Voices of the aggrieved:

Do I herald a revolution? No my presence is subdued, and my voices hushed up. I am sidelined, for I am not part of the system. I was of course not in sync with the ambiance. And as a matter of fact alienated in a land where they were preoccupied with a culture they reckoned superior to the one I came of. I was a country folk, and as such live a life of gullibility and naiveté wherein I knew little of the protocols those in the city. Rural settings have of course chiseled my life, and now in a new environ in the city I live downbeat with nothing that appeals to me. Indeed there are bigger things that are inherently tantalizing, yet they are out of reach in substance. Big and mammoth mansions, sheened and glossy four-wheelers are unsurprisingly commodities all opt for in a country like ours that in point of fact add to prestige and define a class of distinction. If one is assured bare minimums it is natural to opt for something glossier and grander. Mine is a situation where the basics is an ideal, to put bluntly I was hemmed in a situation of the hand –to- mouth type. This is sparsely definable in a country wherein no air of poverty has swept the people, maybe the type somewhat discernible in the Victorian era wherein the gulf between the haves and the have-nots was cavernously deep.
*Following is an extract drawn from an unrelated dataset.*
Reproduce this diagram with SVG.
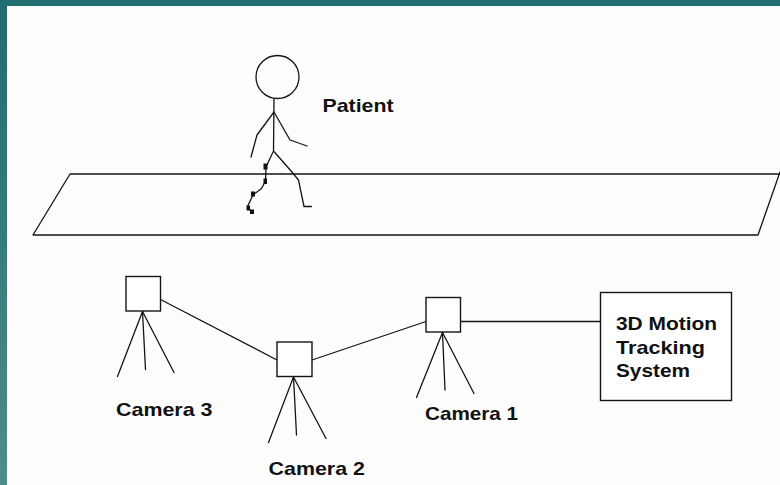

I was thronged all the time everywhere; the hullabaloo enfolding me is nauseously intimidating. I dream of the pastures and the bucolic love, for it is often said that the subconscious in us forms bigger parts of our babyhoods and youths. Indeed things then were very intense and our minds too were very incisive and trenchant. In point of fact all we do, or the patterns of behaviors we proffer are a projection of what we were in early years. Psychologists are tired of arguing for the impact of all that we did and thought on the kind of acts and counter-acts we have at our disposal in later years.



Now I am of course a city dweller with a family totally urbane. They are urbanites, and their mental setups are more of a world which lives in the here and now and remains glued to all that go in perpetual fluxes, that means they keep on updating themselves with the latest. Everything latest is a thing of appealing, the latest fashion, the latest technology, latest actors, the latest films, and the latest mode of living. I am outworn and of course I fail to accustom myself to their values. That is why there is friction, and I know this is not the exclusive plight of mine, and the great many who abandoned their cities are anchored in the same traumas that hem me in.
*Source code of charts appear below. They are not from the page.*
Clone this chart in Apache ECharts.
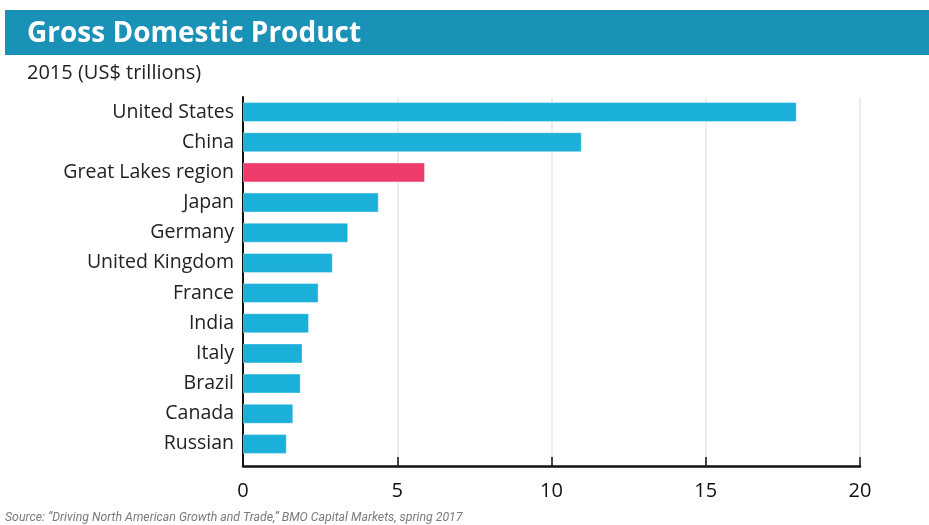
<!DOCTYPE html>
<html>
<head>
<meta charset="utf-8">
<script src="https://cdn.jsdelivr.net/npm/echarts@6/dist/echarts.min.js"></script>
<style>html,body{margin:0;padding:0;background:#fff}#c{width:929px;height:525px}</style>
</head>
<body>
<div id="c"></div>
<script>
var categories = ["United States","China","Great Lakes region","Japan","Germany","United Kingdom","France","India","Italy","Brazil","Canada","Russian"];
var gdpValues = [17.95, 10.98, 5.9, 4.4, 3.41, 2.91, 2.45, 2.14, 1.93, 1.87, 1.63, 1.42];
var highlightCategory = "Great Lakes region";
var xTicks = [0, 5, 10, 15, 20];

var chart = echarts.init(document.getElementById('c'), null, {renderer:'canvas'});
var FONT = '"Open Sans"';
var option = {
  animation: false,
  backgroundColor: '#ffffff',
  graphic: [
    {type:'rect', left:5, top:10, shape:{width:924, height:45}, style:{fill:'#1a92b8'}},
    {type:'text', left:27, top:20, style:{text:'Gross Domestic Product', fill:'#ffffff', font:'bold 28px "Open Sans"'}},
    {type:'text', left:27, top:63, style:{text:'2015 (US$ trillions)', fill:'#222222', font:'20px "Open Sans"'}},
    {type:'text', left:5, top:512, style:{text:'Source: \u201cDriving North American Growth and Trade,\u201d BMO Capital Markets, spring 2017', fill:'#7a7a7a', font:'italic 12.3px Roboto'}}
  ],
  grid: [
    {left:243, right:69, top:97, bottom:59},
    {left:243, right:69, top:97, bottom:66}
  ],
  xAxis: [
    {gridIndex:0, type:'value', min:xTicks[0], max:xTicks[xTicks.length-1], interval:5,
     axisLine:{show:true, lineStyle:{color:'#111', width:2.5}},
     axisTick:{show:true, inside:true, length:9, lineStyle:{color:'#111', width:1.5}},
     axisLabel:{color:'#111', fontSize:20, fontFamily:FONT, margin:15},
     splitLine:{show:true, lineStyle:{color:'#e6e6e6', width:1.5}}},
    {gridIndex:1, type:'value', min:xTicks[0], max:xTicks[xTicks.length-1], show:false}
  ],
  yAxis: [
    {gridIndex:0, type:'value', min:0, max:1, axisLine:{show:true, lineStyle:{color:'#111', width:2}},
     axisTick:{show:false}, axisLabel:{show:false}, splitLine:{show:false}},
    {gridIndex:1, type:'category', data:categories, inverse:true,
     axisLine:{show:false}, axisTick:{show:false},
     axisLabel:{color:'#222', fontSize:19.5, fontFamily:FONT, margin:9}}
  ],
  series: [{
    type:'bar', xAxisIndex:1, yAxisIndex:1, barWidth:20,
    data: gdpValues.map(function(v,i){
      return {value:v, itemStyle:{color: categories[i]===highlightCategory ? '#f03c6b' : '#1ab0d8'}};
    }),
    itemStyle:{borderColor:'rgba(255,255,255,0.4)', borderWidth:1}
  }]
};
chart.setOption(option);
</script>
</body>
</html>
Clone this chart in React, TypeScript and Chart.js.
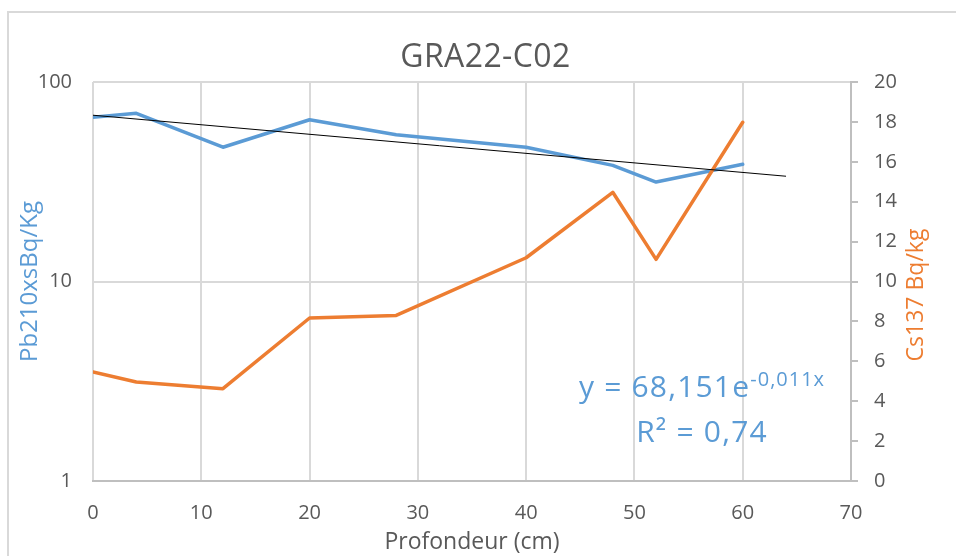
import React, { useEffect, useRef } from 'react';
import { Chart, registerables } from 'chart.js';

Chart.register(...registerables);

// ---- data ----
const depths = [0, 4, 12, 20, 28, 40, 48, 52, 60];
const pb210 = [66.5, 69.7, 47.1, 64.7, 54.4, 47.1, 38.2, 31.5, 38.7];
const cs137 = [5.46, 4.96, 4.63, 8.17, 8.3, 11.19, 14.47, 11.11, 17.98];
const trendDepths = [0, 64];
const trendValues = [68.15, 33.7];
const leftTicks = [1, 10, 100];

const titleText = 'GRA22-C02';
const xTitle = 'Profondeur (cm)';
const leftTitle = 'Pb210xsBq/Kg';
const rightTitle = 'Cs137 Bq/kg';
const eqMain = 'y = 68,151e';
const eqExp = '-0,011x';
const r2Text = 'R² = 0,74';

// ---- styles ----
const FONT = '"Open Sans", "Noto Sans", sans-serif';
const GRAY = '#595959';
const BLUE = '#5B9BD5';
const ORANGE = '#ED7D31';
const GRID = '#d9d9d9';
const AXIS = '#bfbfbf';

const textPlugin = {
  id: 'extraTexts',
  afterDraw(chart: any) {
    const ctx = chart.ctx as any;
    ctx.save();
    // title
    ctx.fillStyle = GRAY;
    ctx.font = `32px ${FONT}`;
    ctx.letterSpacing = '0.4px';
    ctx.textAlign = 'center';
    ctx.textBaseline = 'alphabetic';
    ctx.fillText(titleText, 485.5, 67);

    // equation
    ctx.fillStyle = BLUE;
    ctx.letterSpacing = '1.2px';
    ctx.font = `30px ${FONT}`;
    const w1 = ctx.measureText(eqMain).width;
    ctx.letterSpacing = '1px';
    ctx.font = `20px ${FONT}`;
    const w2 = ctx.measureText(eqExp).width;
    const start = 702 - (w1 + w2) / 2;
    ctx.textAlign = 'left';
    ctx.letterSpacing = '1.2px';
    ctx.font = `30px ${FONT}`;
    ctx.fillText(eqMain, start, 397);
    ctx.letterSpacing = '1px';
    ctx.font = `20px ${FONT}`;
    ctx.fillText(eqExp, start + w1, 386);
    ctx.letterSpacing = '1.2px';
    ctx.font = `30px ${FONT}`;
    ctx.textAlign = 'center';
    ctx.fillText(r2Text, 702, 442);

    // right axis title (reads bottom to top)
    ctx.letterSpacing = '0px';
    ctx.translate(923, 295);
    ctx.rotate(-Math.PI / 2);
    ctx.fillStyle = ORANGE;
    ctx.font = `23px ${FONT}`;
    ctx.textAlign = 'center';
    ctx.textBaseline = 'alphabetic';
    ctx.fillText(rightTitle, 0, 0);
    ctx.restore();
  },
};

export default function App() {
  const ref = useRef<HTMLCanvasElement>(null);

  useEffect(() => {
    const chart = new Chart(ref.current as HTMLCanvasElement, {
      type: 'line',
      data: {
        datasets: [
          {
            label: 'Pb210xs',
            data: depths.map((d, i) => ({ x: d, y: pb210[i] })),
            yAxisID: 'y',
            borderColor: BLUE,
            backgroundColor: BLUE,
            borderWidth: 3.5,
            pointRadius: 0,
            borderJoinStyle: 'round',
            borderCapStyle: 'round',
            order: 2,
          },
          {
            label: 'Cs137',
            data: depths.map((d, i) => ({ x: d, y: cs137[i] })),
            yAxisID: 'y1',
            borderColor: ORANGE,
            backgroundColor: ORANGE,
            borderWidth: 3.5,
            pointRadius: 0,
            borderJoinStyle: 'round',
            borderCapStyle: 'round',
            order: 1,
          },
          {
            label: 'Expon. (Pb210xs)',
            data: trendDepths.map((d, i) => ({ x: d, y: trendValues[i] })),
            yAxisID: 'y',
            borderColor: '#000000',
            backgroundColor: '#000000',
            borderWidth: 1,
            pointRadius: 0,
            order: 0,
          },
        ],
      },
      options: {
        responsive: false,
        animation: false,
        devicePixelRatio: 1,
        layout: { padding: { top: 82, left: 0, right: 0, bottom: 0 } },
        plugins: {
          legend: { display: false },
          tooltip: { enabled: false },
          title: { display: false },
        },
        scales: {
          x: {
            type: 'linear',
            position: 'bottom',
            min: 0,
            max: 70,
            ticks: { stepSize: 10, color: GRAY, font: { family: FONT, size: 20 }, padding: 20 },
            grid: { color: GRID, lineWidth: 2, drawTicks: false },
            border: { display: true, color: AXIS, width: 2 },
            title: {
              display: true,
              text: xTitle,
              color: GRAY,
              font: { family: FONT, size: 23 },
              padding: { top: 0, bottom: 0 },
            },
            afterFit: (s: any) => {
              s.height = 75;
            },
          },
          y: {
            type: 'logarithmic',
            position: 'left',
            min: 1,
            max: 100,
            afterBuildTicks: (s: any) => {
              s.ticks = leftTicks.map((v) => ({ value: v }));
            },
            ticks: {
              color: GRAY,
              font: { family: FONT, size: 20 },
              padding: 21,
              callback: (v: any) => String(v),
            },
            grid: {
              color: (c: any) => (c.tick && c.tick.value === 1 ? 'rgba(0,0,0,0)' : GRID),
              lineWidth: 2,
              drawTicks: false,
            },
            border: { display: false },
            title: {
              display: true,
              text: leftTitle,
              color: BLUE,
              font: { family: FONT, size: 24 },
              padding: { top: 16, bottom: 0 },
            },
            afterFit: (s: any) => {
              s.width = 93;
            },
          },
          y1: {
            type: 'linear',
            position: 'right',
            min: 0,
            max: 20,
            ticks: { stepSize: 2, color: GRAY, font: { family: FONT, size: 20 }, padding: 16 },
            grid: { drawOnChartArea: false, drawTicks: true, tickLength: 7, color: AXIS, lineWidth: 2 },
            border: { display: true, color: AXIS, width: 2 },
            afterFit: (s: any) => {
              s.width = 105;
            },
          },
        },
      } as any,
      plugins: [textPlugin],
    });
    return () => chart.destroy();
  }, []);

  return (
    <div
      style={{
        position: 'fixed',
        left: 0,
        top: 0,
        width: 956,
        height: 556,
        background: '#ffffff',
        overflow: 'hidden',
      }}
    >
      <div
        style={{
          position: 'absolute',
          left: 7,
          top: 11,
          width: 1000,
          height: 600,
          borderLeft: `2px solid ${GRID}`,
          borderTop: `2px solid ${GRID}`,
        }}
      />
      <canvas
        ref={ref}
        width={956}
        height={556}
        style={{ position: 'absolute', left: 0, top: 0, width: 956, height: 556 }}
      />
    </div>
  );
}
Of bourse I am one of the incalculable faces, an unknown citizen fighting for identity, after I lost one upon abandonment but to be at variance with everything in a new milieu. For ideals and values clash here and I get plunged into a situation where the meaning of living and existence is called into question. Hemmed in dire straits I belong nowhere. I am an outlandish refugee, soreness and disharmony incarnate.
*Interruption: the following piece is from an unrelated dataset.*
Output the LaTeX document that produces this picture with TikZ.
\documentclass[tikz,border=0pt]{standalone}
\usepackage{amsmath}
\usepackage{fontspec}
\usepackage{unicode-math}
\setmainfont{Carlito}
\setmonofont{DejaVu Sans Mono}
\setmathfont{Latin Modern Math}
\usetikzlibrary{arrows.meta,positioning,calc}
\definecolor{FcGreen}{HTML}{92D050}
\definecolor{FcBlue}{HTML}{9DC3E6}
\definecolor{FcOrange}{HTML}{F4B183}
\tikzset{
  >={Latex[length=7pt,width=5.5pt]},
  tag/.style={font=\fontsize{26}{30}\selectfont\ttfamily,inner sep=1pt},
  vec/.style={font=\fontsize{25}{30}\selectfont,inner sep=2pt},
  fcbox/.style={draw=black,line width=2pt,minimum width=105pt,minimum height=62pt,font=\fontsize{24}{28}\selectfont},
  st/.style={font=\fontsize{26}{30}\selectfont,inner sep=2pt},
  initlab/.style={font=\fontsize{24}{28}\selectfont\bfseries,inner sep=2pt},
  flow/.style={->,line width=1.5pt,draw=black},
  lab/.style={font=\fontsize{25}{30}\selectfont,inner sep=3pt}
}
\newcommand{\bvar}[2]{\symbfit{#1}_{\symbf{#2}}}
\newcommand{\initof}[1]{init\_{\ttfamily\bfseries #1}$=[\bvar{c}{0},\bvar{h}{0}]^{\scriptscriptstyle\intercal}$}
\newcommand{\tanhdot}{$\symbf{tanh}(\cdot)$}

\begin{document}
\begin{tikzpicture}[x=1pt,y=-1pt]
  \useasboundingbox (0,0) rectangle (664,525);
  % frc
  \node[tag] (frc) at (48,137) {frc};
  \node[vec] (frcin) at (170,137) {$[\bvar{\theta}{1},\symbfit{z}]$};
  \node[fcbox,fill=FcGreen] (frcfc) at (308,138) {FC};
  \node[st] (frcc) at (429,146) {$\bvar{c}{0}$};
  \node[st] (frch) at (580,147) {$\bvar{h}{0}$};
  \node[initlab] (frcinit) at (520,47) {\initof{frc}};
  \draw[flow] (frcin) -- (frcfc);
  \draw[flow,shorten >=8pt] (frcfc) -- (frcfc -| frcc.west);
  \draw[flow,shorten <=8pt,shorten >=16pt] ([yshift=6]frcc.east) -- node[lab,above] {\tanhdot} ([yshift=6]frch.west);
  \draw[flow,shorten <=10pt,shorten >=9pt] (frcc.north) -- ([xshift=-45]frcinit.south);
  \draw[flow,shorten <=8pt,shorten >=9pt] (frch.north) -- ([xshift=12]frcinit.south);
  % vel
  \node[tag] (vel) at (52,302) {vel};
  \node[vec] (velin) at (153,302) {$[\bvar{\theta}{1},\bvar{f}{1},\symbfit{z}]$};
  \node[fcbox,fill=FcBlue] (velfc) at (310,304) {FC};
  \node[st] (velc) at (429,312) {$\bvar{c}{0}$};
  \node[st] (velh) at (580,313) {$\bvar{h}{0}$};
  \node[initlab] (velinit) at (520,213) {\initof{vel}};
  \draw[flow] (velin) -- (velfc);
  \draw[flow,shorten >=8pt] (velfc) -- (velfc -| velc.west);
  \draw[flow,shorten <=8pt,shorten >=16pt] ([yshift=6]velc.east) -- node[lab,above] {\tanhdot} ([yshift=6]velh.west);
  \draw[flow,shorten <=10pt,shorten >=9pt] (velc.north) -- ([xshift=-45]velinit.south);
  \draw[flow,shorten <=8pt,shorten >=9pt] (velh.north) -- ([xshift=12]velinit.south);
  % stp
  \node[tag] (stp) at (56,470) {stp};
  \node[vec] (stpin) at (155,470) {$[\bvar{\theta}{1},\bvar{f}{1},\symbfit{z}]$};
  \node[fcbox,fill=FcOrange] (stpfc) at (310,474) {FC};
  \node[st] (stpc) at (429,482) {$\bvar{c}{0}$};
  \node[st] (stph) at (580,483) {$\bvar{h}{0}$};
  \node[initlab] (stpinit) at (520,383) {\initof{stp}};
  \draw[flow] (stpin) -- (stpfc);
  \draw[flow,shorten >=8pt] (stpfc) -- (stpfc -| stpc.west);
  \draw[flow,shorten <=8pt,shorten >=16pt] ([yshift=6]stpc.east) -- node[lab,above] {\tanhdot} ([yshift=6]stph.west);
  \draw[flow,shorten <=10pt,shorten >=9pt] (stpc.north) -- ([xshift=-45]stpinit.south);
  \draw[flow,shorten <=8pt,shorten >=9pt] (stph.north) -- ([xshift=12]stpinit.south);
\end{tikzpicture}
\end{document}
I am herein out of no choice, a runaway with recourse. Here I am in for abnegation, gullible indeed to all. You can canvass a portrayal of me to put on exhibition as a pastoral hard nut to crack, a misfit. Or you can versify me; you can beautify me; you can sanctify me; you can vilify me; you can petrify me; you can pacify me. You can impersonate me for a joke or use me to provoke a cause through me, my vulnerabilities I am the one, a drifter neither of here nor of there, in an unrelenting fix. I am of a waning genre in a waxing city and you are at liberty to put me to subtraction or subjection.



A citizen of a city wherein I can be led anywhere, misled, go astray or betrayed. Annoyed and attritted I orbit the counterfeited philosophy of life; stultified and detribalized I am down with life.